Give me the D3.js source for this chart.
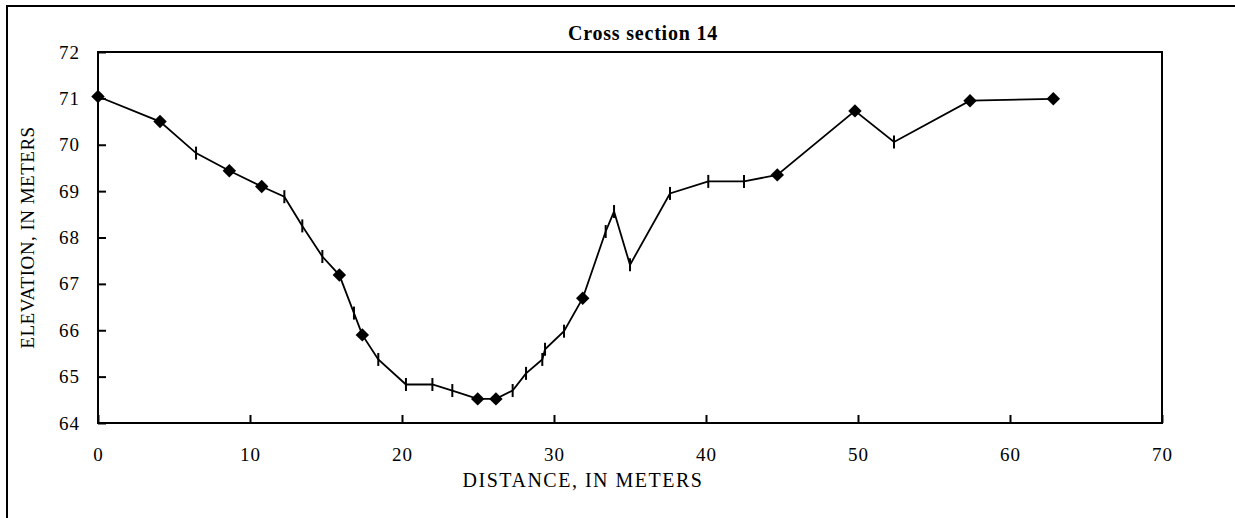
<!DOCTYPE html>
<html>
<head>
<meta charset="utf-8">
<script src="https://cdn.jsdelivr.net/npm/d3@7"></script>
<style>
  html, body { margin: 0; padding: 0; background: #fff; overflow: hidden; }
  svg { display: block; }
  text { font-family: "Liberation Serif", "Times New Roman", serif; fill: #000; }
</style>
</head>
<body>
<svg id="chart" width="1235" height="518"></svg>
<script>
// ---- data ----
const distance = [0, 4.08, 6.45, 8.64, 10.77, 12.26, 13.44, 14.76, 15.88, 16.84, 17.39, 18.44,
  20.26, 22.0, 23.31, 24.98, 26.18, 27.28, 28.16, 29.23, 29.41, 30.66, 31.89, 33.40, 33.95,
  35.0, 37.63, 40.15, 42.5, 44.69, 49.80, 52.37, 57.37, 62.85];
const elevation = [71.04, 70.50, 69.82, 69.44, 69.10, 68.88, 68.25, 67.59, 67.19, 66.37, 65.90, 65.37,
  64.83, 64.83, 64.70, 64.52, 64.52, 64.70, 65.07, 65.37, 65.59, 65.98, 66.69, 68.13, 68.56,
  67.41, 68.95, 69.21, 69.21, 69.35, 70.73, 70.06, 70.95, 70.99];
// marker type per point: "d" = diamond, "t" = vertical tick
const marker = ["d","d","t","d","d","t","t","t","d","t","d","t",
  "t","t","t","d","d","t","t","t","t","t","d","t","t",
  "t","t","t","t","d","d","t","d","d"];
const xTicks = [0, 10, 20, 30, 40, 50, 60, 70];
const yTicks = [64, 65, 66, 67, 68, 69, 70, 71, 72];
const titleText = "Cross section 14";
const xLabel = "DISTANCE, IN METERS";
const yLabel = "ELEVATION, IN METERS";

const points = distance.map((d, i) => ({ x: d, y: elevation[i], m: marker[i] }));

const svg = d3.select("#chart");
const L = 98, R = 1162, T = 52, B = 423;
const x = d3.scaleLinear().domain([0, 70]).range([L, R]);
const y = d3.scaleLinear().domain([64, 72]).range([B, T]);

// outer chart frame (only top and left edges fall inside the window)
svg.append("line").attr("x1", 6).attr("x2", 1235).attr("y1", 6).attr("y2", 6)
  .attr("stroke", "#000").attr("stroke-width", 2);
svg.append("line").attr("x1", 7).attr("x2", 7).attr("y1", 5).attr("y2", 518)
  .attr("stroke", "#000").attr("stroke-width", 2);

// title
svg.append("text").attr("x", 643).attr("y", 40).attr("text-anchor", "middle")
  .style("font-weight", "bold").style("font-size", "20px").style("letter-spacing", "0.8px")
  .text(titleText);

// axes
const xAxis = d3.axisBottom(x).tickValues(xTicks).tickSize(-8).tickPadding(25).tickFormat(d3.format("d"));
const gx = svg.append("g").attr("transform", `translate(0,${B})`).call(xAxis);
const yAxis = d3.axisLeft(y).tickValues(yTicks).tickSize(-8).tickPadding(18).tickFormat(d3.format("d"));
const gy = svg.append("g").attr("transform", `translate(${L},0)`).call(yAxis);
[gx, gy].forEach(g => {
  g.attr("font-family", null).attr("font-size", null);
  g.select(".domain").remove();
  g.selectAll(".tick line").attr("stroke", "#000").attr("stroke-width", 2);
  g.selectAll(".tick text").style("font-size", "19px").style("letter-spacing", "1px");
});

// plot frame
svg.append("rect").attr("x", L).attr("y", T).attr("width", R - L).attr("height", B - T)
  .attr("fill", "none").attr("stroke", "#000").attr("stroke-width", 2);

// axis titles
svg.append("text").attr("x", 583).attr("y", 487).attr("text-anchor", "middle")
  .style("font-size", "20px").style("letter-spacing", "1.5px").text(xLabel);
svg.append("text").attr("transform", `translate(34,${(T + B) / 2}) rotate(-90)`)
  .attr("text-anchor", "middle").style("font-size", "19px").style("letter-spacing", "0.5px")
  .text(yLabel);

// line
const line = d3.line().x(d => x(d.x)).y(d => y(d.y));
svg.append("path").datum(points).attr("d", line)
  .attr("fill", "none").attr("stroke", "#000").attr("stroke-width", 1.8);

// markers
const diamond = d3.symbol().type(d3.symbolDiamond2).size(115);
svg.selectAll("path.dia").data(points.filter(p => p.m === "d")).join("path")
  .attr("class", "dia")
  .attr("transform", d => `translate(${x(d.x)},${y(d.y)})`)
  .attr("d", diamond).attr("fill", "#000");
svg.selectAll("line.tk").data(points.filter(p => p.m === "t")).join("line")
  .attr("class", "tk")
  .attr("x1", d => x(d.x)).attr("x2", d => x(d.x))
  .attr("y1", d => y(d.y) - 6.5).attr("y2", d => y(d.y) + 6.5)
  .attr("stroke", "#000").attr("stroke-width", 2);
</script>
</body>
</html>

*Exercise directions:*
Give the data above again in full and unchanged, skipping the pictures.

*Reply to the exercise:*
Give me the D3.js source for this chart.
<!DOCTYPE html>
<html>
<head>
<meta charset="utf-8">
<script src="https://cdn.jsdelivr.net/npm/d3@7"></script>
<style>
  html, body { margin: 0; padding: 0; background: #fff; overflow: hidden; }
  svg { display: block; }
  text { font-family: "Liberation Serif", "Times New Roman", serif; fill: #000; }
</style>
</head>
<body>
<svg id="chart" width="1235" height="518"></svg>
<script>
// ---- data ----
const distance = [0, 4.08, 6.45, 8.64, 10.77, 12.26, 13.44, 14.76, 15.88, 16.84, 17.39, 18.44,
  20.26, 22.0, 23.31, 24.98, 26.18, 27.28, 28.16, 29.23, 29.41, 30.66, 31.89, 33.40, 33.95,
  35.0, 37.63, 40.15, 42.5, 44.69, 49.80, 52.37, 57.37, 62.85];
const elevation = [71.04, 70.50, 69.82, 69.44, 69.10, 68.88, 68.25, 67.59, 67.19, 66.37, 65.90, 65.37,
  64.83, 64.83, 64.70, 64.52, 64.52, 64.70, 65.07, 65.37, 65.59, 65.98, 66.69, 68.13, 68.56,
  67.41, 68.95, 69.21, 69.21, 69.35, 70.73, 70.06, 70.95, 70.99];
// marker type per point: "d" = diamond, "t" = vertical tick
const marker = ["d","d","t","d","d","t","t","t","d","t","d","t",
  "t","t","t","d","d","t","t","t","t","t","d","t","t",
  "t","t","t","t","d","d","t","d","d"];
const xTicks = [0, 10, 20, 30, 40, 50, 60, 70];
const yTicks = [64, 65, 66, 67, 68, 69, 70, 71, 72];
const titleText = "Cross section 14";
const xLabel = "DISTANCE, IN METERS";
const yLabel = "ELEVATION, IN METERS";

const points = distance.map((d, i) => ({ x: d, y: elevation[i], m: marker[i] }));

const svg = d3.select("#chart");
const L = 98, R = 1162, T = 52, B = 423;
const x = d3.scaleLinear().domain([0, 70]).range([L, R]);
const y = d3.scaleLinear().domain([64, 72]).range([B, T]);

// outer chart frame (only top and left edges fall inside the window)
svg.append("line").attr("x1", 6).attr("x2", 1235).attr("y1", 6).attr("y2", 6)
  .attr("stroke", "#000").attr("stroke-width", 2);
svg.append("line").attr("x1", 7).attr("x2", 7).attr("y1", 5).attr("y2", 518)
  .attr("stroke", "#000").attr("stroke-width", 2);

// title
svg.append("text").attr("x", 643).attr("y", 40).attr("text-anchor", "middle")
  .style("font-weight", "bold").style("font-size", "20px").style("letter-spacing", "0.8px")
  .text(titleText);

// axes
const xAxis = d3.axisBottom(x).tickValues(xTicks).tickSize(-8).tickPadding(25).tickFormat(d3.format("d"));
const gx = svg.append("g").attr("transform", `translate(0,${B})`).call(xAxis);
const yAxis = d3.axisLeft(y).tickValues(yTicks).tickSize(-8).tickPadding(18).tickFormat(d3.format("d"));
const gy = svg.append("g").attr("transform", `translate(${L},0)`).call(yAxis);
[gx, gy].forEach(g => {
  g.attr("font-family", null).attr("font-size", null);
  g.select(".domain").remove();
  g.selectAll(".tick line").attr("stroke", "#000").attr("stroke-width", 2);
  g.selectAll(".tick text").style("font-size", "19px").style("letter-spacing", "1px");
});

// plot frame
svg.append("rect").attr("x", L).attr("y", T).attr("width", R - L).attr("height", B - T)
  .attr("fill", "none").attr("stroke", "#000").attr("stroke-width", 2);

// axis titles
svg.append("text").attr("x", 583).attr("y", 487).attr("text-anchor", "middle")
  .style("font-size", "20px").style("letter-spacing", "1.5px").text(xLabel);
svg.append("text").attr("transform", `translate(34,${(T + B) / 2}) rotate(-90)`)
  .attr("text-anchor", "middle").style("font-size", "19px").style("letter-spacing", "0.5px")
  .text(yLabel);

// line
const line = d3.line().x(d => x(d.x)).y(d => y(d.y));
svg.append("path").datum(points).attr("d", line)
  .attr("fill", "none").attr("stroke", "#000").attr("stroke-width", 1.8);

// markers
const diamond = d3.symbol().type(d3.symbolDiamond2).size(115);
svg.selectAll("path.dia").data(points.filter(p => p.m === "d")).join("path")
  .attr("class", "dia")
  .attr("transform", d => `translate(${x(d.x)},${y(d.y)})`)
  .attr("d", diamond).attr("fill", "#000");
svg.selectAll("line.tk").data(points.filter(p => p.m === "t")).join("line")
  .attr("class", "tk")
  .attr("x1", d => x(d.x)).attr("x2", d => x(d.x))
  .attr("y1", d => y(d.y) - 6.5).attr("y2", d => y(d.y) + 6.5)
  .attr("stroke", "#000").attr("stroke-width", 2);
</script>
</body>
</html>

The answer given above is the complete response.